There’s a conflict of interest that’s important here, too. Dr. Romero-Ortega is a well-established neuroscientist and professor of neurology and plastic surgery — and he’s also the founder and Chief Scientific Officer for “Nerve Solutions Inc.,” a company which is currently “ below the radar” because it’s having “market challenges” selling the devices he invented, including one he claims can relieve pain by limiting the formation of neuromas.

But in the RF paper, he claimed that he didn’t have any patents to disclose. Done like this, it really looks like he had a saleable idea, but realized ex post facto that he needed some science to support his marketing claims. It wouldn’t be the first time a scientist has taken real research, used it to lampshade pseudoscience, and co-opted it to turn a profit off the less scientifically literate. The university’s own press release goes on to say that their next step should be building a device people can use to block RF signals. Charging people in pain for Faraday cages to block RF signals? Either this is groundbreaking, game-changing original research that just hasn’t hit the mainstream yet, or it’s one slick infomercial removed from tinfoil hats.

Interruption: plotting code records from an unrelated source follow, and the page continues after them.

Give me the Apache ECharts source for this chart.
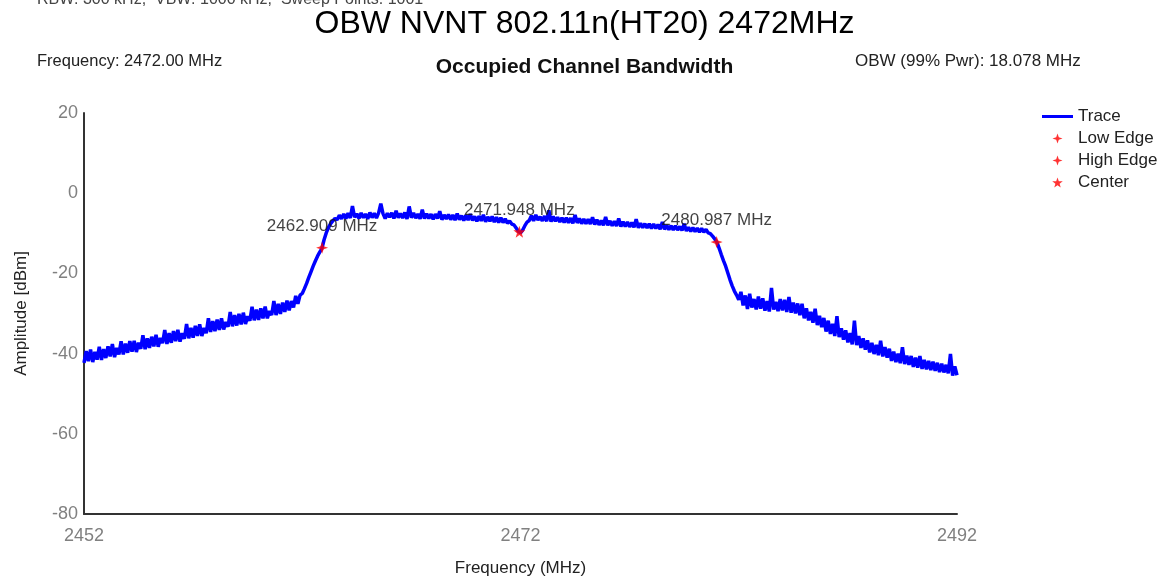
<!DOCTYPE html>
<html>
<head>
<meta charset="utf-8">
<title>OBW NVNT 802.11n(HT20) 2472MHz</title>
<script src="https://cdn.jsdelivr.net/npm/echarts@6/dist/echarts.min.js"></script>
<style>
  html, body { margin: 0; padding: 0; background: #ffffff; }
  #chart { width: 1169px; height: 584px; }
</style>
</head>
<body>
<div id="chart"></div>
<script>
// Spectrum trace: one amplitude reading (dBm) every 0.1 MHz from 2452 MHz to 2492 MHz
const freqStart = 2452;
const freqStep = 0.1;
const traceDbm = [
  -42.3, -39.4, -41.9, -39.0, -42.1, -39.6, -41.5, -38.3, -41.6, -38.9,
  -41.1, -38.2, -40.7, -37.6, -40.9, -38.6, -40.2, -36.9, -40.2, -37.5,
  -39.8, -36.9, -39.5, -36.8, -39.6, -37.3, -38.8, -35.4, -38.9, -36.2,
  -38.6, -35.8, -38.2, -35.3, -38.3, -36.1, -37.4, -34.1, -37.6, -34.9,
  -37.3, -34.4, -36.9, -34.1, -37.0, -34.9, -36.3, -32.6, -36.2, -33.6,
  -36.0, -33.1, -35.6, -32.7, -35.6, -33.6, -34.9, -31.2, -34.6, -31.9,
  -34.4, -31.5, -34.1, -31.2, -34.0, -32.1, -33.3, -29.6, -33.2, -30.4,
  -33.0, -30.1, -32.7, -29.8, -32.6, -30.7, -31.8, -28.3, -31.7, -29.0,
  -31.6, -28.7, -31.2, -28.3, -31.2, -29.4, -30.4, -26.9, -30.4, -27.6,
  -30.1, -27.3, -29.6, -26.8, -29.2, -26.9, -28.5, -25.6, -27.6, -25.4,
  -25.0, -23.8, -22.5, -21.0, -19.6, -18.2, -16.9, -15.7, -14.7, -13.8,
  -11.6, -9.9, -8.6, -7.6, -6.9, -6.3, -6.6, -5.5, -6.4, -5.2,
  -6.3, -5.0, -6.2, -3.2, -6.0, -5.1, -6.3, -4.9, -6.1, -5.2,
  -6.4, -4.8, -6.1, -5.0, -6.2, -4.9, -2.6, -5.1, -6.3, -5.0,
  -6.0, -4.9, -6.3, -4.4, -6.1, -5.1, -6.2, -4.8, -6.4, -3.3,
  -6.1, -4.9, -6.2, -5.2, -6.4, -4.1, -6.3, -5.1, -6.3, -5.2,
  -6.5, -5.2, -6.3, -4.5, -6.6, -5.4, -6.4, -5.3, -6.6, -5.4,
  -6.7, -5.1, -6.6, -5.6, -6.8, -5.5, -6.7, -5.2, -6.8, -5.8,
  -7.0, -5.7, -6.9, -5.4, -7.1, -5.9, -7.0, -5.8, -7.2, -6.0,
  -7.3, -6.1, -7.3, -6.4, -7.5, -6.9, -7.7, -7.9, -8.7, -9.5,
  -9.9, -9.2, -8.1, -7.2, -6.8, -5.6, -6.9, -5.4, -6.7, -5.9,
  -6.9, -5.7, -7.0, -4.3, -7.1, -5.8, -7.0, -6.0, -7.2, -6.1,
  -7.3, -6.1, -7.4, -6.2, -7.5, -5.4, -7.4, -6.3, -7.6, -6.4,
  -7.6, -6.5, -7.7, -6.0, -7.8, -6.6, -7.9, -6.8, -8.0, -5.9,
  -8.0, -6.9, -8.1, -7.0, -8.2, -6.3, -8.3, -7.1, -8.3, -7.2,
  -8.4, -7.3, -8.5, -6.5, -8.6, -7.5, -8.6, -7.6, -8.7, -7.6,
  -8.8, -7.7, -8.8, -7.8, -9.0, -7.2, -9.0, -8.0, -9.1, -8.1,
  -9.2, -8.1, -9.2, -8.3, -9.3, -7.6, -9.4, -8.5, -9.5, -8.6,
  -9.6, -8.7, -9.7, -8.8, -9.7, -9.0, -9.9, -10.1, -10.7, -11.4,
  -12.2, -13.7, -15.3, -16.8, -18.2, -19.9, -21.6, -23.1, -24.4, -25.4,
  -26.6, -24.6, -28.0, -25.5, -28.9, -25.1, -28.5, -26.4, -29.0, -25.8,
  -28.8, -26.2, -29.3, -26.9, -29.5, -23.6, -29.0, -27.1, -29.4, -26.4,
  -29.2, -26.6, -29.6, -25.9, -29.8, -27.3, -30.0, -27.5, -30.4, -27.6,
  -31.2, -28.7, -31.7, -29.6, -32.3, -28.8, -32.9, -30.6, -33.4, -31.1,
  -34.5, -31.8, -35.1, -32.6, -35.6, -30.7, -35.9, -33.7, -36.5, -34.2,
  -37.2, -34.9, -37.7, -31.8, -37.9, -35.6, -38.6, -36.2, -39.0, -36.7,
  -39.7, -37.3, -40.1, -37.8, -40.4, -36.8, -40.7, -38.4, -41.0, -38.8,
  -41.8, -39.5, -42.1, -40.0, -42.4, -38.4, -42.6, -40.5, -42.8, -40.6,
  -43.3, -41.0, -43.5, -40.6, -43.8, -41.6, -43.9, -41.8, -44.1, -42.0,
  -44.3, -42.3, -44.6, -42.5, -44.7, -42.8, -44.9, -40.1, -45.5, -43.2,
  -45.4
];

// Occupied-bandwidth markers: [frequency MHz, amplitude dBm]
const lowEdge = [2462.909, -13.6];
const highEdge = [2480.987, -12.2];
const centerMark = [2471.948, -9.6];

// Axis ranges
const xTicks = [2452, 2472, 2492];
const yTicks = [-80, -60, -40, -20, 0, 20];

// Header texts
const pageTitle = 'OBW NVNT 802.11n(HT20) 2472MHz';
const sweepInfo = 'RBW: 300 kHz,  VBW: 1000 kHz,  Sweep Points: 1001';
const centerFreqText = 'Frequency: 2472.00 MHz';
const plotTitle = 'Occupied Channel Bandwidth';
const obwText = 'OBW (99% Pwr): 18.078 MHz';

const FONT = 'Arial, "Liberation Sans", sans-serif';
const STAR4 = 'path://M0,-5L1.3,-1.3L5,0L1.3,1.3L0,5L-1.3,1.3L-5,0L-1.3,-1.3Z';
const STAR5 = 'path://M0,-5L1.18,-1.62L4.76,-1.55L1.9,0.62L2.94,4.05L0,2L-2.94,4.05L-1.9,0.62L-4.76,-1.55L-1.18,-1.62Z';
const BAR = 'path://M0,0H31V3H0Z';

const traceData = traceDbm.map((v, i) => [+(freqStart + i * freqStep).toFixed(1), v]);

const markerLabel = {
  show: true,
  position: 'top',
  distance: 7,
  fontFamily: FONT,
  fontSize: 17,
  color: '#111',
  formatter: p => p.value[0].toFixed(3) + ' MHz'
};

const chart = echarts.init(document.getElementById('chart'), null, { renderer: 'canvas' });

chart.setOption({
  backgroundColor: '#ffffff',
  animation: false,
  textStyle: { fontFamily: FONT },
  graphic: [
    { type: 'text', left: 37, top: -8, style: { text: sweepInfo, font: '16px ' + FONT, fill: '#444' } },
    { type: 'text', left: 'center', top: 8, style: { text: pageTitle, font: '32px ' + FONT, fill: '#000' } },
    { type: 'text', left: 37, top: 53, style: { text: centerFreqText, font: '16.5px ' + FONT, fill: '#222' } },
    { type: 'text', left: 'center', top: 57, style: { text: plotTitle, font: 'bold 21px ' + FONT, fill: '#111' } },
    { type: 'text', left: 855, top: 53, style: { text: obwText, font: '17px ' + FONT, fill: '#222' } }
  ],
  legend: {
    orient: 'vertical',
    left: 1037,
    top: 103,
    itemWidth: 31,
    itemHeight: 10,
    itemGap: 5,
    textStyle: { fontFamily: FONT, fontSize: 17, color: '#222', lineHeight: 17 },
    data: [
      { name: 'Trace', icon: BAR },
      { name: 'Low Edge', icon: STAR4 },
      { name: 'High Edge', icon: STAR4 },
      { name: 'Center', icon: STAR5 }
    ]
  },
  grid: { left: 84, top: 113, right: 212, bottom: 70 },
  xAxis: {
    type: 'value',
    min: xTicks[0],
    max: xTicks[xTicks.length - 1],
    interval: xTicks[1] - xTicks[0],
    name: 'Frequency (MHz)',
    nameLocation: 'middle',
    nameGap: 46,
    nameTextStyle: { fontFamily: FONT, fontSize: 17, color: '#222' },
    axisLine: { show: true, onZero: false, lineStyle: { color: '#333', width: 2 } },
    axisTick: { show: false },
    splitLine: { show: false },
    axisLabel: { color: '#808080', fontSize: 18, margin: 13, fontFamily: FONT, formatter: v => String(v) }
  },
  yAxis: {
    type: 'value',
    min: yTicks[0],
    max: yTicks[yTicks.length - 1],
    interval: yTicks[1] - yTicks[0],
    name: 'Amplitude [dBm]',
    nameLocation: 'middle',
    nameGap: 54,
    nameTextStyle: { fontFamily: FONT, fontSize: 17, color: '#222' },
    axisLine: { show: true, onZero: false, lineStyle: { color: '#333', width: 2 } },
    axisTick: { show: false },
    splitLine: { show: false },
    axisLabel: { color: '#808080', fontSize: 18, margin: 6, fontFamily: FONT }
  },
  series: [
    {
      name: 'Trace',
      type: 'line',
      data: traceData,
      color: '#0000ff',
      showSymbol: false,
      symbol: 'none',
      lineStyle: { color: '#0000ff', width: 3.5 },
      z: 2
    },
    {
      name: 'Low Edge',
      type: 'scatter',
      data: [lowEdge],
      symbol: STAR4,
      symbolSize: 12,
      color: '#ff0000',
      itemStyle: { color: '#ff0000' },
      label: markerLabel,
      z: 3
    },
    {
      name: 'High Edge',
      type: 'scatter',
      data: [highEdge],
      symbol: STAR4,
      symbolSize: 12,
      color: '#ff0000',
      itemStyle: { color: '#ff0000' },
      label: markerLabel,
      z: 3
    },
    {
      name: 'Center',
      type: 'scatter',
      data: [centerMark],
      symbol: STAR5,
      symbolSize: 12,
      color: '#ff0000',
      itemStyle: { color: '#ff0000' },
      label: markerLabel,
      z: 3
    }
  ]
});
</script>
</body>
</html>
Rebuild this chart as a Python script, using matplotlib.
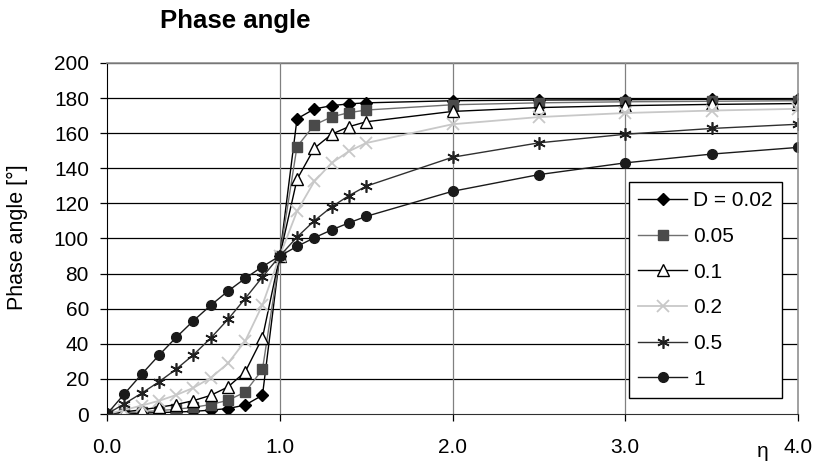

Now let me be very clear. I am not trying to deride people who have unexplained problems, just because my thoughts on the etiology of the problems differs from theirs. Nor do I wish to disparage Maj. Underwood’s experiences or Dr. Romero-Ortega’s research. Amputees have experienced shocking pains since long before cell towers were conceived.

In medicine, the saying goes, pain is whatever the experiencing person says it is. Nobody’s saying amputees don’t have pain. It’s just that we are dancing on the edge of Ockham’s razor in trying to say it’s the cell towers causing pain. Extraordinary claims require extraordinary evidence, and a single conflicted study does not constitute extraordinary evidence. Science is supposed to be accessible to everybody. The only way we can keep it like that is by being scrupulously honest about what we can claim.